Downtown Franklin, with its walkable Main Street and historic charm, commands premium prices. A modest 1,500-square-foot home here will cost significantly more than a larger home in neighborhoods just ten minutes away. For first-time buyers, this creates an opportunity: areas like Berry Farms, Fieldstone Farms, or neighborhoods closer to the Cool Springs commercial corridor often offer more house for the money while still providing easy access to everything Franklin offers.
School zones also drive pricing in ways that might surprise you. Even if you don't have kids, buying in a desirable school district affects resale value. Williamson County schools consistently rank among Tennessee's best, but specific zones within the county carry different premiums.
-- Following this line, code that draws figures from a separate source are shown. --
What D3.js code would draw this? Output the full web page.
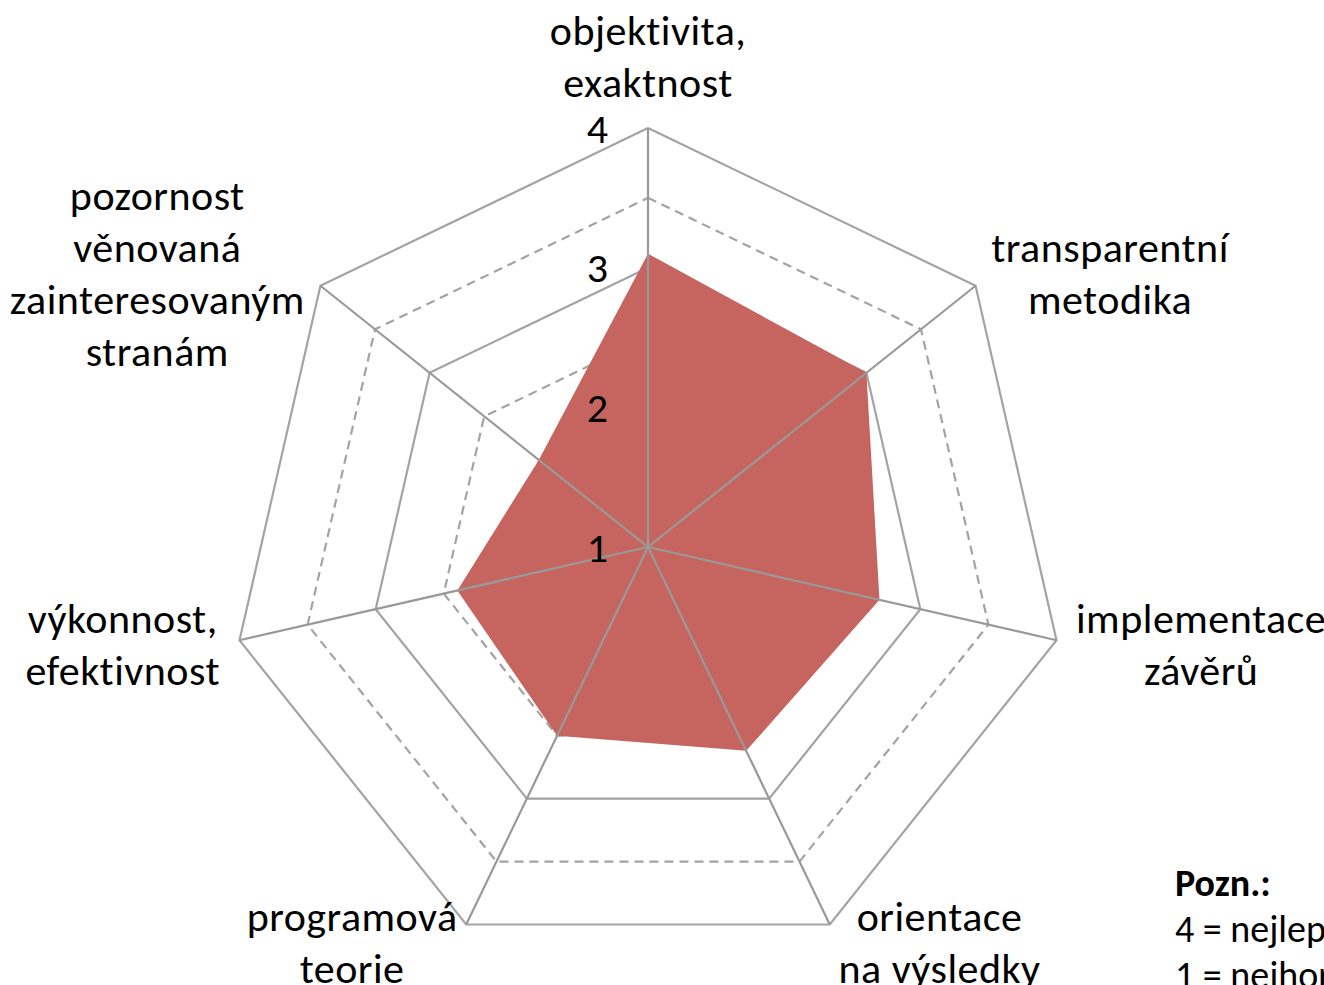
<!DOCTYPE html>
<html>
<head>
<meta charset="utf-8">
<script src="https://cdn.jsdelivr.net/npm/d3@7"></script>
<style>
  body { margin: 0; background: #fff; overflow: hidden; }
  text { font-family: Carlito, Lato, "Open Sans", sans-serif; fill: #000; font-variant-ligatures: none; }
</style>
</head>
<body>
<script>
const categories = [
	['objektivita,', 'exaktnost'],
	['transparentní', 'metodika'],
	['implementace', 'závěrů'],
	['orientace', 'na výsledky'],
	['programová', 'teorie'],
	['výkonnost,', 'efektivnost'],
	['pozornost', 'věnovaná', 'zainteresovaným', 'stranám']
]
const values = [3.1, 3.0, 2.7, 2.62, 2.5, 2.4, 2.0]
const majorTicks = [1, 2, 3, 4]
const minorTicks = [1.5, 2.5, 3.5]
const noteTitle = 'Pozn.:'
const noteLines = ['4 = nejlepší', '1 = nejhorší']

const width = 1324
const height = 985
const cx = 648
const cy = 547
const radius = 419
const fontSize = 42

const r = d3.scaleLinear().domain([1, 4]).range([0, radius])
const angle = d3.scaleLinear().domain([0, categories.length]).range([0, 2 * Math.PI])

const pt = (i, v) => [cx + Math.sin(angle(i)) * r(v), cy - Math.cos(angle(i)) * r(v)]

const svg = d3.select('body').append('svg')
	.attr('width', width)
	.attr('height', height)

const line = d3.line()

// gridlines (heptagons)
const ring = v => line(categories.map((c, i) => pt(i, v)).concat([pt(0, v)]))

svg.append('g').selectAll('path')
		.data(majorTicks.filter(v => v > 1).concat(minorTicks))
	.enter().append('path')
		.attr('d', ring)
		.attr('fill', 'none')
		.attr('stroke', '#a3a3a3')
		.attr('stroke-width', 2.2)
		.attr('stroke-dasharray', d => Number.isInteger(d) ? null : '9,6')

// series area
svg.append('path')
	.attr('d', line(values.map((v, i) => pt(i, v))) + 'Z')
	.attr('fill', '#c6655f')

// spokes
svg.append('g').selectAll('line')
		.data(categories)
	.enter().append('line')
		.attr('x1', cx)
		.attr('y1', cy)
		.attr('x2', (d, i) => pt(i, 4)[0])
		.attr('y2', (d, i) => pt(i, 4)[1])
		.attr('stroke', '#999')
		.attr('stroke-width', 2.2)

// value axis labels
svg.append('g').selectAll('text')
		.data(majorTicks)
	.enter().append('text')
		.attr('x', cx - 40)
		.attr('y', d => cy - r(d))
		.attr('dy', '0.35em')
		.attr('text-anchor', 'end')
		.style('font-size', fontSize + 'px')
		.text(d => d)

// category labels
const lineH = 52
const pad = 20
categories.forEach((lines, i) => {
	const a = angle(i)
	const s = Math.sin(a), c = Math.cos(a)
	const px = cx + s * (radius + pad)
	const py = cy - c * (radius + pad)
	const g = svg.append('g')
	const texts = g.selectAll('text')
			.data(lines)
		.enter().append('text')
			.attr('text-anchor', 'middle')
			.style('font-size', fontSize + 'px')
			.style('letter-spacing', '0.5px')
			.text(d => d)
	const w = d3.max(texts.nodes(), n => n.getComputedTextLength())
	let bx = px
	if (s > 0.1) bx = px + w / 2
	else if (s < -0.1) bx = px - w / 2
	const blockH = lines.length * lineH
	const top = c > 0.95 ? py - blockH : py - blockH / 2
	texts
		.attr('x', bx)
		.attr('y', (d, j) => top + lineH * j + lineH / 2)
		.attr('dy', '0.35em')
})

// note
const note = svg.append('g').attr('transform', 'translate(1175, 883)')
note.append('text')
	.attr('dy', '0.35em')
	.style('font-size', '38px')
	.style('font-weight', 'bold')
	.text(noteTitle)
note.selectAll('.nl')
		.data(noteLines)
	.enter().append('text')
		.attr('class', 'nl')
		.attr('y', (d, i) => 46 * (i + 1))
		.attr('dy', '0.35em')
		.style('font-size', '38px')
		.text(d => d)
</script>
</body>
</html>
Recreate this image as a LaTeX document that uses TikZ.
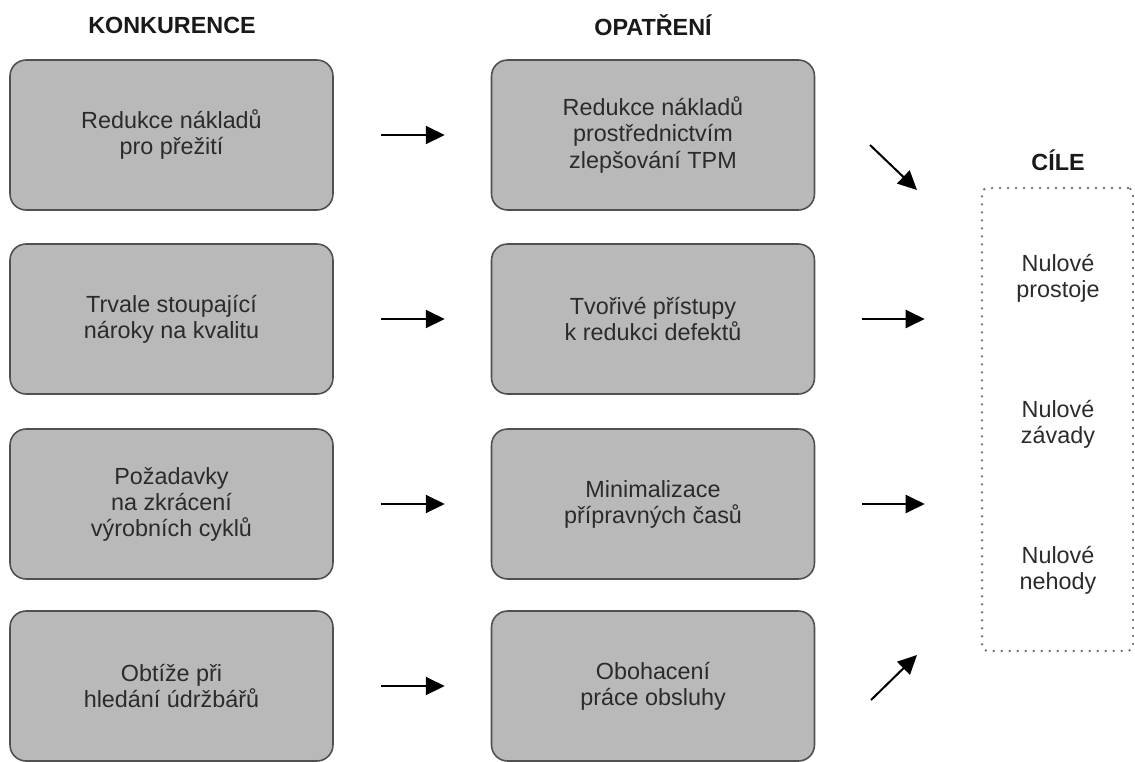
\documentclass[tikz,border=0pt]{standalone}
\usepackage{fontspec}
\setmainfont{Liberation Sans}
\usepackage{xcolor}
\usetikzlibrary{arrows.meta}

\definecolor{sedabox}{HTML}{B9B9B9}
\definecolor{okraj}{HTML}{505050}
\definecolor{textseda}{HTML}{2B2B2B}
\definecolor{tecky}{HTML}{707070}

\begin{document}
\begin{tikzpicture}[x=0.02cm, y=-0.02cm,
    blok/.style={draw=okraj, fill=sedabox, line width=0.9pt, rounded corners=0.32cm,
        minimum width=6.46cm, minimum height=3cm, inner sep=0pt, align=center,
        text=textseda, font=\fontsize{13.3}{14.8}\selectfont},
    nadpis/.style={font=\fontsize{13.3}{16}\selectfont\bfseries, text=black!90},
    cil/.style={align=center, text=textseda, font=\fontsize{13.3}{14.8}\selectfont},
    sipka/.style={-{Triangle[length=0.38cm, width=0.36cm]}, line width=1.15pt, black}]

    \useasboundingbox (0,0) rectangle (1135,761);

    % Nadpisy sloupců
    \node[nadpis] (hk) at (172,25) {KONKURENCE};
    \node[nadpis] (ho) at (653,25) {OPATŘENÍ};
    \node[nadpis] (hc) at (1058,160) {CÍLE};

    % Levý sloupec (konkurence)
    \node[blok] (k1) at (171.5,135) {Redukce nákladů\\pro přežití};
    \node[blok] (k2) at (171.5,319) {Trvale stoupající\\nároky na kvalitu};
    \node[blok] (k3) at (171.5,504) {Požadavky\\na zkrácení\\výrobních cyklů};
    \node[blok] (k4) at (171.5,686) {Obtíže při\\hledání údržbářů};

    % Prostřední sloupec (opatření)
    \node[blok] (o1) at (653,135) {Redukce nákladů\\prostřednictvím\\zlepšování TPM};
    \node[blok] (o2) at (653,319) {Tvořivé přístupy\\k redukci defektů};
    \node[blok] (o3) at (653,504) {Minimalizace\\přípravných časů};
    \node[blok] (o4) at (653,686) {Obohacení\\práce obsluhy};

    % Cíle (tečkovaný rámeček)
    \node[draw=tecky, dash pattern=on 0cm off 0.16cm, line width=1.5pt, line cap=round,
        rounded corners=0.1cm, minimum width=3.02cm, minimum height=9.26cm,
        inner sep=0pt] (cile) at (1057.5,419.5) {};
    \node[cil] (c1) at (1058,278) {Nulové\\prostoje};
    \node[cil] (c2) at (1058,424) {Nulové\\závady};
    \node[cil] (c3) at (1058,570) {Nulové\\nehody};

    % Šipky konkurence -> opatření
    \foreach \i in {1,...,4}
        \draw[sipka, shorten <=0.94cm, shorten >=0.92cm] (k\i) -- (o\i);

    % Šipky opatření -> cíle
    \draw[sipka, shorten <=0.94cm, shorten >=1.12cm] (o2.east) -- (o2.east -| cile.west);
    \draw[sipka, shorten <=0.94cm, shorten >=1.12cm] (o3.east) -- (o3.east -| cile.west);

    % Šikmé šipky (horní a dolní)
    \coordinate (s1) at (870,145);
    \coordinate (e1) at (917,190);
    \coordinate (s4) at (871,700);
    \coordinate (e4) at (917,655);
    \draw[sipka] (s1) -- (e1);
    \draw[sipka] (s4) -- (e4);

\end{tikzpicture}
\end{document}
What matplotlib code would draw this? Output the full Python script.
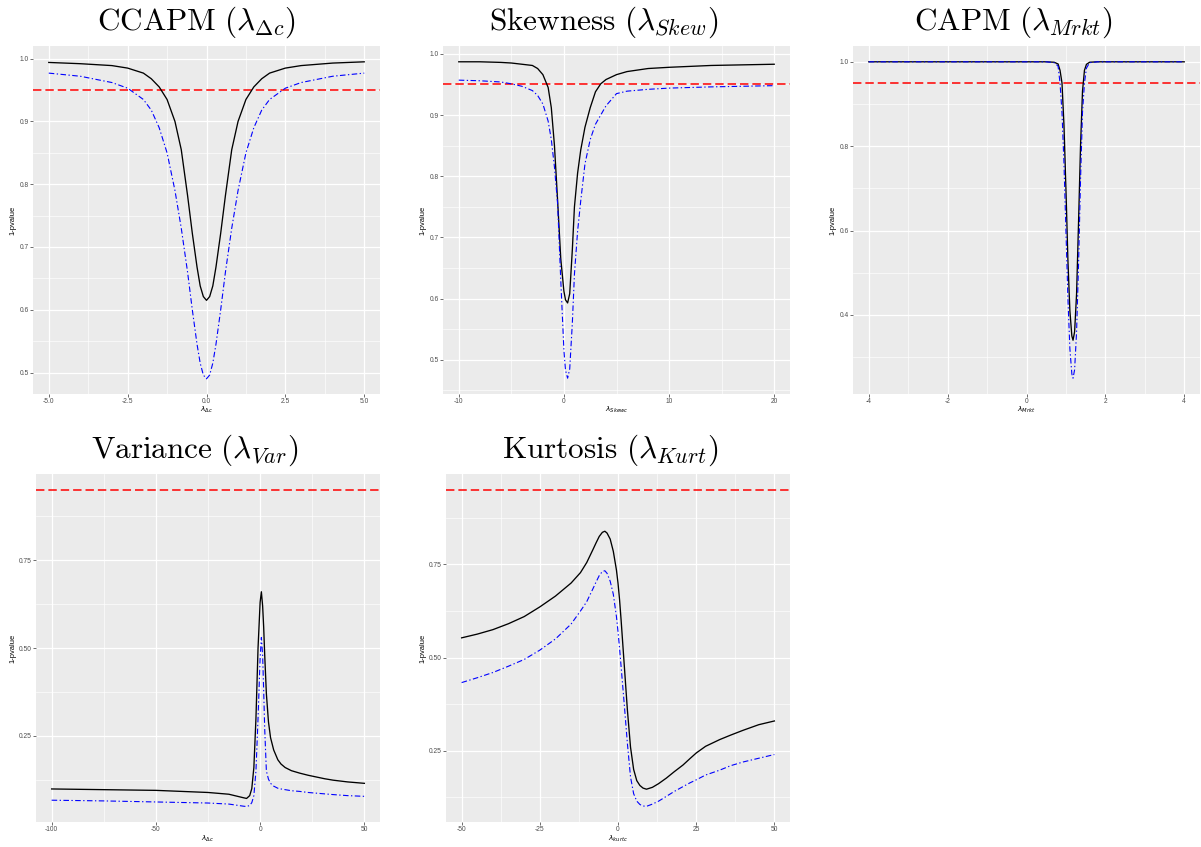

Inspection reports for Franklin homes—especially those built during the building booms of the early 2000s or the 2010s—often run 30 to 40 pages. First-time buyers see that document and panic, imagining catastrophic repairs and financial ruin.
Most of what fills those pages falls into two categories: maintenance items you'd handle over time anyway (caulking, HVAC filter changes, minor grading issues) and informational notes that aren't problems at all. The inspector's job is to document everything, not to tell you what matters.
What actually matters: the roof's remaining lifespan, the HVAC system's age and condition, any signs of water intrusion, and the foundation. In Middle Tennessee specifically, look for notes about drainage and grading—our clay soil expands and contracts with moisture, which means water management around a home's foundation is genuinely important here.
When you find something significant, you negotiate. Sellers expect this. A reasonable repair request or credit doesn't blow up a deal; unreasonable ones do. Your agent should help you distinguish between the two.
When you make an offer in Tennessee, you'll typically put down earnest money—usually 1% to 3% of the purchase price. This money goes toward your down payment at closing if everything proceeds normally. If you back out for reasons covered by your contract contingencies (inspection issues, financing falling through, appraisal problems), you get it back.
What confuses first-time buyers: the timeline. Once your offer is accepted, you'll have a negotiated inspection period—often 10 to 14 days in Franklin's current market, though this varies. During that window, you can walk away for almost any reason and recover your earnest money. After that window closes, your options narrow significantly.
Understanding this timeline matters because it affects your decision-making. You need your inspection scheduled quickly after going under contract. You need to review the results and negotiate any repairs or credits before that deadline. Winter 2026 inventory is expected to remain competitive, which means these timelines may compress further.
First-time buyers focus intensely on the down payment, then get blindsided by closing costs. In Franklin, expect to pay 2% to 4% of the purchase price in closing costs as a buyer. On a $450,000 home, that's $9,000 to $18,000 on top of your down payment.
These costs include lender fees, title insurance, attorney fees (Tennessee uses attorneys rather than title companies for closings), prepaid property taxes, and homeowners insurance. Some of these are negotiable or shoppable—you can choose your own title company and attorney, for instance—but most are fixed.
You can sometimes negotiate seller-paid closing cost credits, particularly if a home has been sitting on the market or if you're offering full asking price. This is worth discussing with your agent before submitting offers.
Franklin's market rewards buyers who move decisively but not recklessly. That means having your financing truly ready (not just pre-approved but pre-underwritten if possible), knowing your actual budget limits, and being prepared to make decisions quickly when the right property appears.
It doesn't mean waiving inspections, skipping due diligence, or offering $50,000 over asking on day one. Buyers who overextend in competitive moments often regret it. The homes that fit your life and budget will keep appearing. The one that gets away probably wasn't the only one.